With regard to the case referred to in Article 1337 of the Civil Code, case law recognises the nature in-tort of pre-contractual liability. Pre-contractual injury may also be recognised if, instead of deliberately engaging the other party in fruitless negotiations, a party has simply failed to assess its own ability to enter into the contract with the necessary diligence. Therefore, from a subjective point of view, animus nocendi is not necessary. 

The remedy for pre-contractual liability under Article 1337 of the Civil Code is an action seeking compensation for damages. However, such compensation is limited to the so-called “negative interest” (interesse negativo).

Negative contractual interest refers to the damage suffered by a party for relying on the conclusion of a contract that then does not materialise. This interest may be relevant:

  • in terms of actual damage (danno emergente) – ie, financial losses incurred as a result of relying on the conclusion of the contract, such as expenses and time spent on negotiations; and
  • in terms of loss of profits (lucro cessante) that could have been earned from other negotiations that were foregone (lost chances). However, compensation for loss of profit cannot extend to positive interest, particularly compensable loss of profit (pursuant to Article 1218 of the Civil Code), if the contract had not been fulfilled or had been terminated due to the other party’s fault (Court of Appeal of Lecce, No 309/2025 and Civil Cassation, Order No 35170/2023).
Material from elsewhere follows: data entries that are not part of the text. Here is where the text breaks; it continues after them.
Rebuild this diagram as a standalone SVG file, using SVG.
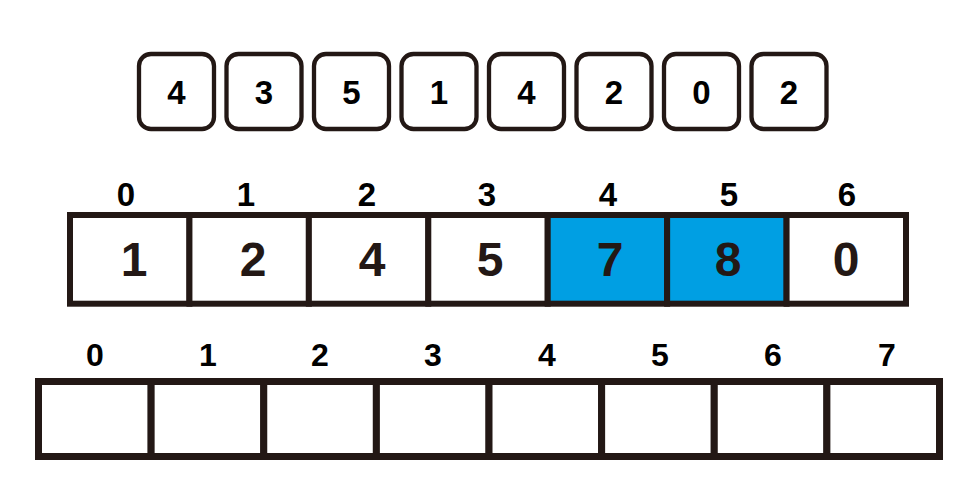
<svg xmlns="http://www.w3.org/2000/svg" width="967" height="487" viewBox="0 0 967 487">
<style>
.box{fill:#fff;stroke:#231815;stroke-width:4.3}
.cell{fill:#fff;stroke:#231815;stroke-width:6}
.blue{fill:#009FE3;stroke:#231815;stroke-width:6}
.cell2{fill:#fff;stroke:#231815;stroke-width:7}
.t{font-family:"Liberation Sans",Arial,sans-serif;font-weight:bold;text-anchor:middle}
.tb{font-size:33px;fill:#000}
.big{font-size:48px;fill:#231815}
.idx{font-size:33px;fill:#000}
.idx2{font-size:32px;fill:#000}
</style>
<rect width="967" height="487" fill="#fff"/>
<g id="input">
<g id="in0"><rect class="box" x="139" y="54" width="75" height="75" rx="12"/><text class="t tb" x="176.5" y="103.5">4</text></g>
<g id="in1"><rect class="box" x="226.5" y="54" width="75" height="75" rx="12"/><text class="t tb" x="264" y="103.5">3</text></g>
<g id="in2"><rect class="box" x="314" y="54" width="75" height="75" rx="12"/><text class="t tb" x="351.5" y="103.5">5</text></g>
<g id="in3"><rect class="box" x="401.5" y="54" width="75" height="75" rx="12"/><text class="t tb" x="439" y="103.5">1</text></g>
<g id="in4"><rect class="box" x="489" y="54" width="75" height="75" rx="12"/><text class="t tb" x="526.5" y="103.5">4</text></g>
<g id="in5"><rect class="box" x="576.5" y="54" width="75" height="75" rx="12"/><text class="t tb" x="614" y="103.5">2</text></g>
<g id="in6"><rect class="box" x="664" y="54" width="75" height="75" rx="12"/><text class="t tb" x="701.5" y="103.5">0</text></g>
<g id="in7"><rect class="box" x="751.5" y="54" width="75" height="75" rx="12"/><text class="t tb" x="789" y="103.5">2</text></g>
</g>
<g id="count">
<g id="c0"><rect class="cell" x="70" y="215" width="119.43" height="88.7"/><text class="t idx" x="126" y="206">0</text><text class="t big" x="134" y="276">1</text></g>
<g id="c1"><rect class="cell" x="189.43" y="215" width="119.43" height="88.7"/><text class="t idx" x="246" y="206">1</text><text class="t big" x="253" y="276">2</text></g>
<g id="c2"><rect class="cell" x="308.86" y="215" width="119.43" height="88.7"/><text class="t idx" x="367" y="206">2</text><text class="t big" x="372" y="276">4</text></g>
<g id="c3"><rect class="cell" x="428.29" y="215" width="119.43" height="88.7"/><text class="t idx" x="487" y="206">3</text><text class="t big" x="490" y="276">5</text></g>
<g id="c4"><rect class="blue" x="547.71" y="215" width="119.43" height="88.7"/><text class="t idx" x="608" y="206">4</text><text class="t big" x="610" y="276">7</text></g>
<g id="c5"><rect class="blue" x="667.14" y="215" width="119.43" height="88.7"/><text class="t idx" x="729" y="206">5</text><text class="t big" x="728" y="276">8</text></g>
<g id="c6"><rect class="cell" x="786.57" y="215" width="119.43" height="88.7"/><text class="t idx" x="847" y="206">6</text><text class="t big" x="846" y="276" fill="#000">0</text></g>
</g>
<g id="output">
<g id="o0"><rect class="cell2" x="38.5" y="381.5" width="112.63" height="75"/><text class="t idx2" x="95" y="366">0</text></g>
<g id="o1"><rect class="cell2" x="151.13" y="381.5" width="112.63" height="75"/><text class="t idx2" x="208" y="366">1</text></g>
<g id="o2"><rect class="cell2" x="263.75" y="381.5" width="112.63" height="75"/><text class="t idx2" x="320" y="366">2</text></g>
<g id="o3"><rect class="cell2" x="376.38" y="381.5" width="112.63" height="75"/><text class="t idx2" x="433" y="366">3</text></g>
<g id="o4"><rect class="cell2" x="489" y="381.5" width="112.63" height="75"/><text class="t idx2" x="547" y="366">4</text></g>
<g id="o5"><rect class="cell2" x="601.63" y="381.5" width="112.63" height="75"/><text class="t idx2" x="660" y="366">5</text></g>
<g id="o6"><rect class="cell2" x="714.25" y="381.5" width="112.63" height="75"/><text class="t idx2" x="773" y="366">6</text></g>
<g id="o7"><rect class="cell2" x="826.88" y="381.5" width="112.63" height="75"/><text class="t idx2" x="887" y="366">7</text></g>
</g>
<g id="connectors"/>
</svg>
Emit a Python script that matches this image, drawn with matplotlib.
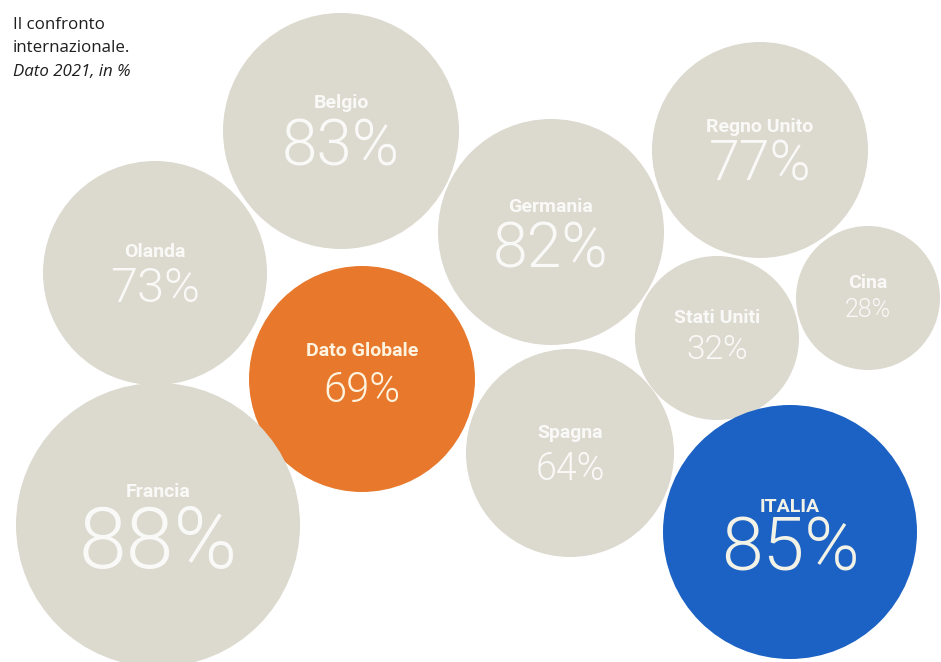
import matplotlib
matplotlib.use("Agg")
import matplotlib.pyplot as plt
from matplotlib.patches import Circle

# ---- data ----
countries = ["Belgio", "Olanda", "Dato Globale", "Francia", "Germania",
             "Spagna", "Regno Unito", "Stati Uniti", "Cina", "ITALIA"]
values = [83, 73, 69, 88, 82, 64, 77, 32, 28, 85]
title_lines = ["Il confronto", "internazionale."]
subtitle = "Dato 2021, in %"

# ---- layout (pixel space) ----
cx = [341, 155, 362, 158, 551, 570, 760, 717, 868, 790]
cy = [131, 273, 379, 525, 232, 453, 150, 338, 298, 532]
rad = [118, 112, 113, 142, 113, 104, 108, 82, 72, 127]
label_y = [103, 252, 351, 492, 207, 433, 127, 318, 283, 507]
num_y = [145, 287, 388, 543, 248, 467, 163, 348, 308, 548]
num_size = [46, 35, 30, 62, 45, 27, 40, 24, 18, 54]
lab_size = 14

GREY = "#dcd9cf"
ORANGE = "#e8782c"
BLUE = "#1c62c4"
colors = {"Dato Globale": ORANGE, "ITALIA": BLUE}

fig = plt.figure(figsize=(9.41, 6.62), dpi=100)
ax = fig.add_axes([0, 0, 1, 1])
ax.set_xlim(0, 941)
ax.set_ylim(662, 0)
ax.set_aspect("equal")
ax.axis("off")
fig.patch.set_facecolor("white")

for name, v, x, y, r, ly, ny, ns in zip(countries, values, cx, cy, rad,
                                        label_y, num_y, num_size):
    col = colors.get(name, GREY)
    ax.add_patch(Circle((x, y), r, facecolor=col, edgecolor="none", zorder=1))
    highlighted = name in colors
    txtcol = "#fffbea" if highlighted else "white"
    a = 0.95 if highlighted else 0.85
    ax.text(x, ly, name, ha="center", va="center",
            fontsize=lab_size, fontweight="bold", family=["Roboto", "DejaVu Sans"],
            color=txtcol, alpha=a, zorder=3)
    ax.text(x, ny + 2, f"{v}%", ha="center", va="center",
            fontsize=ns, fontweight=300, family=["Roboto", "DejaVu Sans"],
            color=txtcol, alpha=a, zorder=3)

tfont = dict(ha="left", va="center", fontsize=12.2,
             family=["Open Sans", "DejaVu Sans"], color="#1e1e1e")
ax.text(13, 25, title_lines[0], **tfont)
ax.text(13, 48, title_lines[1], **tfont)
ax.text(13, 72, subtitle, style="italic", **tfont)

fig.savefig("out.png", dpi=100, facecolor="white")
From a burden of proof perspective, the injured party must prove the injuring party violated the principle of good faith (Court of Milan, Section V, 03/04/2022, No 1914; Cassation Court, Judgment 10/03/2019, No 24738).
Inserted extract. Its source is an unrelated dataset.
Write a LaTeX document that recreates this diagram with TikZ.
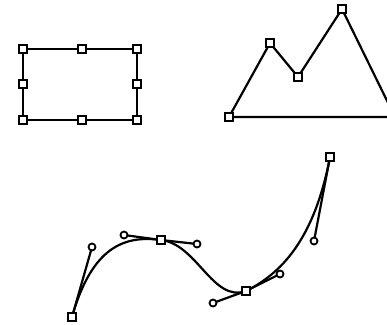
\documentclass[tikz,border=0pt]{standalone}
\tikzset{
  anchorpt/.style={draw,fill=white,line width=2pt,minimum size=7.5pt,inner sep=0pt},
  handlept/.style={circle,draw,fill=white,line width=1.8pt,minimum size=7pt,inner sep=0pt}
}
\begin{document}
\begin{tikzpicture}[x=1pt,y=-1pt,line width=2.2pt]
\useasboundingbox (0,0) rectangle (387,324);
\clip (0,0) rectangle (387,324);
% rectangle
\coordinate (r1) at (23,49);
\coordinate (r2) at (82,49);
\coordinate (r3) at (137,49);
\coordinate (r4) at (137,84);
\coordinate (r5) at (137,120);
\coordinate (r6) at (82,120);
\coordinate (r7) at (23,120);
\coordinate (r8) at (23,84);
\draw (r1) -- (r3) -- (r5) -- (r7) -- cycle;
\foreach \p in {r1,r2,r3,r4,r5,r6,r7,r8}
  \node[anchorpt] at (\p) {};
% mountain
\coordinate (m1) at (229,117);
\coordinate (m2) at (270,43);
\coordinate (m3) at (298,77);
\coordinate (m4) at (342,9);
\coordinate (m5) at (395,117);
\draw (m1) -- (m2) -- (m3) -- (m4) -- (m5) -- cycle;
\foreach \p in {m1,m2,m3,m4}
  \node[anchorpt] at (\p) {};
% curve
\coordinate (c1) at (72,317);
\coordinate (c2) at (161,240);
\coordinate (c3) at (246,291);
\coordinate (c4) at (330,157);
\coordinate (h1) at (92,247);
\coordinate (h2) at (124,235);
\coordinate (h3) at (197,244);
\coordinate (h4) at (213,303);
\coordinate (h5) at (280,274);
\coordinate (h6) at (314,241);
\draw (c1) .. controls (h1) and (h2) .. (c2)
           .. controls (h3) and (h4) .. (c3)
           .. controls (h5) and (h6) .. (c4);
\draw (c1) -- (h1);
\draw (h2) -- (c2) -- (h3);
\draw (h4) -- (c3) -- (h5);
\draw (c4) -- (h6);
\foreach \p in {h1,h2,h3,h4,h5,h6}
  \node[handlept] at (\p) {};
\foreach \p in {c1,c2,c3,c4}
  \node[anchorpt] at (\p) {};
\end{tikzpicture}
\end{document}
It is common practice for one party in a commercial contract to include standard terms and conditions (T&Cs), but this must be done carefully to ensure that the terms are legally binding and enforceable.

In principle, under Article 1341(1) of the Civil Code, general T&Cs, unilaterally drafted by one of the parties (including standard form ex Article 1342 of the Civil Code), are binding on the other party only if, at the time when the contract is concluded, the other party knew or might have known them using ordinary diligence (as condition of validity).

This rule applies to standard terms and conditions (T&Cs) that are intended to apply to all contracts in a certain series, known as adhesion contracts. These are contracts where the adhering party merely accepts the terms without any room for negotiation.

The requirement of knowledge presupposes that reference to the T&Cs is clearly made in the documentation preceding (either attached to the contract or otherwise made available to the other party) the conclusion of the contract, using ordinary diligence. In this regard, a reference to T&Cs published online may be considered a sufficient means of satisfying the knowledge requirement. However, in the event of a dispute, the drafter must demonstrate that the relevant T&Cs were available on the website at the time the contract was concluded, and show that the correct version of the T&Cs was applicable to the contract in question.

Articles 1341 and 1342 of the Civil Code are generally considered to be mandatory national rules of Italian contract law (falling within domestic public order). As a consequence, such rules cannot be derogated by the parties if Italian law applies or if a purely domestic contract is subject to a foreign law. 

T&Cs, in theory, could include some “burdensome clauses”.

Under Italian law, such clauses would not be binding unless expressly and specifically approved by the adhering party.

Indeed, Article 1341(2) of the Civil Code requires, as a further condition of validity, the so-called express and specific approval of certain burdensome provisions.

More precisely, pursuant to Articles 1341(2) and 1342 of the Civil Code, any clause contained in a standard (pre-printed) form that either (i) limits liability (under any form, whether for wilful misconduct, or for gross or ordinary negligence), (ii) reserves a purported right to withdraw or to suspend performance, (iii) limits the right to object or to enter into agreements with any third parties, or (iv) selects a materially unreasonable venue, must be specifically approved in writing by the party requested to agree.

Italian law does not envisage specific provisions regulating the so-called “battle of forms” scenario (ie, the circumstance in which both the parties want their own terms and conditions to apply to the commercial relationship.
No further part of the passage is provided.